** start Data lines **

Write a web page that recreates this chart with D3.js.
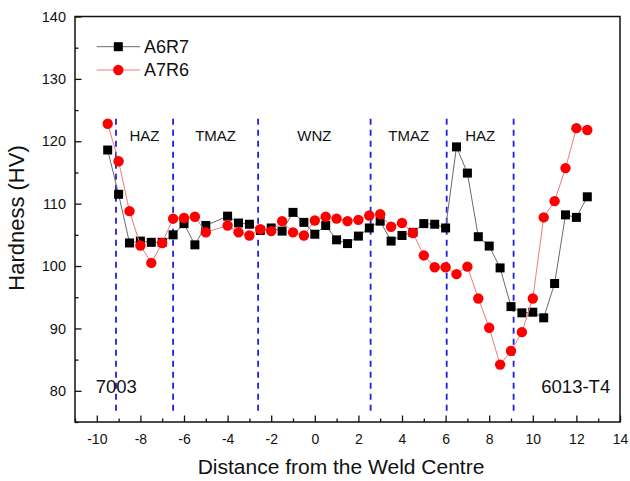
<!DOCTYPE html>
<html>
<head>
<meta charset="utf-8">
<script src="https://cdn.jsdelivr.net/npm/d3@7"></script>
<style>
  body { margin: 0; background: #fff; }
  svg { display: block; font-family: "Liberation Sans", Arial, sans-serif; }
</style>
</head>
<body>
<div id="chart"></div>
<script>
// Hardness profile across the weld

// Data
const distance = [-9.5, -9, -8.5, -8, -7.5, -7, -6.5, -6, -5.5, -5, -4, -3.5, -3, -2.5, -2, -1.5, -1, -0.5, 0, 0.5,
                  1, 1.5, 2, 2.5, 3, 3.5, 4, 4.5, 5, 5.5, 6, 6.5, 7, 7.5, 8, 8.5, 9, 9.5, 10, 10.5, 11, 11.5, 12, 12.5];
const a6r7 = [118.6, 111.5, 103.7, 104.0, 103.8, 103.8, 105.0, 106.8, 103.4, 106.5, 108.0, 106.9, 106.7, 105.7, 106.1, 105.6, 108.6, 107.0, 105.1, 106.5,
              104.2, 103.6, 104.8, 106.1, 107.2, 104.0, 104.9, 105.4, 106.8, 106.7, 106.1, 119.1, 114.9, 104.7, 103.2, 99.7, 93.5, 92.5, 92.6, 91.7, 97.2, 108.2, 107.8, 111.1];
const a7r6 = [122.8, 116.8, 108.8, 103.3, 100.5, 103.7, 107.6, 107.7, 107.9, 105.4, 106.5, 105.4, 104.9, 105.9, 105.6, 107.2, 105.4, 104.9, 107.3, 107.9,
              107.6, 107.2, 107.4, 108.1, 108.3, 106.3, 106.9, 105.3, 101.7, 99.8, 99.8, 98.7, 99.9, 94.8, 90.1, 84.2, 86.4, 89.4, 94.8, 107.8, 110.4, 115.7, 122.1, 121.8];
const seriesNames = ['A6R7', 'A7R6'];

// zone boundaries (dashed lines) and zone names between them
const boundaries = [-9.12, -6.5, -2.6, 2.56, 6.05, 9.12];
const zoneNames = ['HAZ', 'TMAZ', 'WNZ', 'TMAZ', 'HAZ'];
const alloyNames = ['7003', '6013-T4'];

const xTicks = [-10, -8, -6, -4, -2, 0, 2, 4, 6, 8, 10, 12, 14];
const yTicks = [80, 90, 100, 110, 120, 130, 140];

// Layout
const W = 630, H = 481;
const margin = { top: 16.5, right: 10, bottom: 59, left: 75 };
const width = W - margin.left - margin.right;
const height = H - margin.top - margin.bottom;

const svg = d3.select('#chart')
    .append('svg')
    .attr('width', W)
    .attr('height', H);

const g = svg.append('g')
    .attr('transform', `translate(${margin.left}, ${margin.top})`);

const x = d3.scaleLinear().domain([-11, 14]).range([0, width]);
const y = d3.scaleLinear().domain([75, 140]).range([height, 0]);

// Minor ticks
const xMinor = d3.axisBottom(x).tickValues(d3.range(-11, 14, 2)).tickSize(-3.5).tickFormat('');
const yMinor = d3.axisLeft(y).tickValues(d3.range(75, 140, 10)).tickSize(-3.5).tickFormat('');

g.append('g').attr('transform', `translate(0, ${height})`).call(xMinor)
    .call(a => a.select('.domain').remove())
    .selectAll('line').attr('stroke', '#111').attr('stroke-width', 1.3);
g.append('g').call(yMinor)
    .call(a => a.select('.domain').remove())
    .selectAll('line').attr('stroke', '#111').attr('stroke-width', 1.3);

// Major axes
const xAxis = d3.axisBottom(x).tickValues(xTicks).tickSize(-6.5).tickPadding(12).tickFormat(d3.format('d'));
const yAxis = d3.axisLeft(y).tickValues(yTicks).tickSize(-6.5).tickPadding(9);

g.append('g').attr('transform', `translate(0, ${height})`).call(xAxis)
    .call(a => a.select('.domain').remove())
    .call(a => a.selectAll('line').attr('stroke', '#111').attr('stroke-width', 1.3))
    .selectAll('text').attr('fill', '#111').style('font-size', '14px')
    .text(d => d < 0 ? '-' + Math.abs(d) : d);

g.append('g').call(yAxis)
    .call(a => a.select('.domain').remove())
    .call(a => a.selectAll('line').attr('stroke', '#111').attr('stroke-width', 1.3))
    .selectAll('text').attr('fill', '#111').style('font-size', '14.5px');

// Frame
g.append('rect')
    .attr('width', width)
    .attr('height', height)
    .attr('fill', 'none')
    .attr('stroke', '#111')
    .attr('stroke-width', 1.5);

// Zone boundaries
g.selectAll('.boundary')
    .data(boundaries)
    .enter()
    .append('line')
    .attr('class', 'boundary')
    .attr('x1', d => x(d)).attr('x2', d => x(d))
    .attr('y1', y(123.6)).attr('y2', y(76.2))
    .attr('stroke', '#1f1fe0')
    .attr('stroke-width', 1.8)
    .attr('stroke-dasharray', '6,5');

// Zone labels
g.selectAll('.zone')
    .data(zoneNames)
    .enter()
    .append('text')
    .attr('class', 'zone')
    .attr('x', (d, i) => x((boundaries[i] + boundaries[i + 1]) / 2))
    .attr('y', y(120))
    .attr('text-anchor', 'middle')
    .attr('fill', '#111')
    .style('font-size', '15px')
    .text(d => d);

// Alloy labels
g.append('text')
    .attr('x', x(-10.05))
    .attr('y', y(79.6))
    .attr('fill', '#111')
    .style('font-size', '18.5px')
    .text(alloyNames[0]);

g.append('text')
    .attr('x', x(13.55))
    .attr('y', y(79.6))
    .attr('text-anchor', 'end')
    .attr('fill', '#111')
    .style('font-size', '18.5px')
    .text(alloyNames[1]);

// Series
const lineGen = d3.line()
    .x((d, i) => x(distance[i]))
    .y(d => y(d));

// A6R7 - black squares
g.append('path')
    .datum(a6r7)
    .attr('fill', 'none')
    .attr('stroke', '#6a6a6a')
    .attr('stroke-width', 1)
    .attr('d', lineGen);

const sq = 9;
g.selectAll('.sq')
    .data(a6r7)
    .enter()
    .append('rect')
    .attr('class', 'sq')
    .attr('x', (d, i) => x(distance[i]) - sq / 2)
    .attr('y', d => y(d) - sq / 2)
    .attr('width', sq)
    .attr('height', sq)
    .attr('fill', '#000');

// A7R6 - red circles
g.append('path')
    .datum(a7r6)
    .attr('fill', 'none')
    .attr('stroke', '#f07a7a')
    .attr('stroke-width', 1)
    .attr('d', lineGen);

g.selectAll('.dot')
    .data(a7r6)
    .enter()
    .append('circle')
    .attr('class', 'dot')
    .attr('cx', (d, i) => x(distance[i]))
    .attr('cy', d => y(d))
    .attr('r', 5.2)
    .attr('fill', '#ff0000');

// Legend
const legend = svg.append('g');
const legendRows = [
    { name: seriesNames[0], line: '#6a6a6a', y: 46.7 },
    { name: seriesNames[1], line: '#f07a7a', y: 70 }
];
legendRows.forEach((r, i) => {
    legend.append('line')
        .attr('x1', 96.7).attr('x2', 140)
        .attr('y1', r.y).attr('y2', r.y)
        .attr('stroke', r.line)
        .attr('stroke-width', 1);
    if (i === 0) {
        legend.append('rect')
            .attr('x', 118.3 - sq / 2).attr('y', r.y - sq / 2)
            .attr('width', sq).attr('height', sq)
            .attr('fill', '#000');
    } else {
        legend.append('circle')
            .attr('cx', 118.3).attr('cy', r.y)
            .attr('r', 5.2)
            .attr('fill', '#ff0000');
    }
    legend.append('text')
        .attr('x', 144)
        .attr('y', r.y)
        .attr('dy', '0.35em')
        .attr('fill', '#111')
        .style('font-size', '18px')
        .text(r.name);
});

// Axis titles
svg.append('text')
    .attr('x', 341)
    .attr('y', 474)
    .attr('text-anchor', 'middle')
    .attr('fill', '#111')
    .style('font-size', '21px')
    .text('Distance from the Weld Centre');

svg.append('text')
    .attr('transform', 'translate(24, 218) rotate(-90)')
    .attr('text-anchor', 'middle')
    .attr('fill', '#111')
    .style('font-size', '22px')
    .text('Hardness (HV)');
</script>
</body>
</html>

** end Data lines **

Written request - Everything from the first line of the listing above through the line that contains "const height = H" is to be restated word for word, minus the pictures.

Task solution -
Write a web page that recreates this chart with D3.js.
<!DOCTYPE html>
<html>
<head>
<meta charset="utf-8">
<script src="https://cdn.jsdelivr.net/npm/d3@7"></script>
<style>
  body { margin: 0; background: #fff; }
  svg { display: block; font-family: "Liberation Sans", Arial, sans-serif; }
</style>
</head>
<body>
<div id="chart"></div>
<script>
// Hardness profile across the weld

// Data
const distance = [-9.5, -9, -8.5, -8, -7.5, -7, -6.5, -6, -5.5, -5, -4, -3.5, -3, -2.5, -2, -1.5, -1, -0.5, 0, 0.5,
                  1, 1.5, 2, 2.5, 3, 3.5, 4, 4.5, 5, 5.5, 6, 6.5, 7, 7.5, 8, 8.5, 9, 9.5, 10, 10.5, 11, 11.5, 12, 12.5];
const a6r7 = [118.6, 111.5, 103.7, 104.0, 103.8, 103.8, 105.0, 106.8, 103.4, 106.5, 108.0, 106.9, 106.7, 105.7, 106.1, 105.6, 108.6, 107.0, 105.1, 106.5,
              104.2, 103.6, 104.8, 106.1, 107.2, 104.0, 104.9, 105.4, 106.8, 106.7, 106.1, 119.1, 114.9, 104.7, 103.2, 99.7, 93.5, 92.5, 92.6, 91.7, 97.2, 108.2, 107.8, 111.1];
const a7r6 = [122.8, 116.8, 108.8, 103.3, 100.5, 103.7, 107.6, 107.7, 107.9, 105.4, 106.5, 105.4, 104.9, 105.9, 105.6, 107.2, 105.4, 104.9, 107.3, 107.9,
              107.6, 107.2, 107.4, 108.1, 108.3, 106.3, 106.9, 105.3, 101.7, 99.8, 99.8, 98.7, 99.9, 94.8, 90.1, 84.2, 86.4, 89.4, 94.8, 107.8, 110.4, 115.7, 122.1, 121.8];
const seriesNames = ['A6R7', 'A7R6'];

// zone boundaries (dashed lines) and zone names between them
const boundaries = [-9.12, -6.5, -2.6, 2.56, 6.05, 9.12];
const zoneNames = ['HAZ', 'TMAZ', 'WNZ', 'TMAZ', 'HAZ'];
const alloyNames = ['7003', '6013-T4'];

const xTicks = [-10, -8, -6, -4, -2, 0, 2, 4, 6, 8, 10, 12, 14];
const yTicks = [80, 90, 100, 110, 120, 130, 140];

// Layout
const W = 630, H = 481;
const margin = { top: 16.5, right: 10, bottom: 59, left: 75 };
const width = W - margin.left - margin.right;
const height = H - margin.top - margin.bottom;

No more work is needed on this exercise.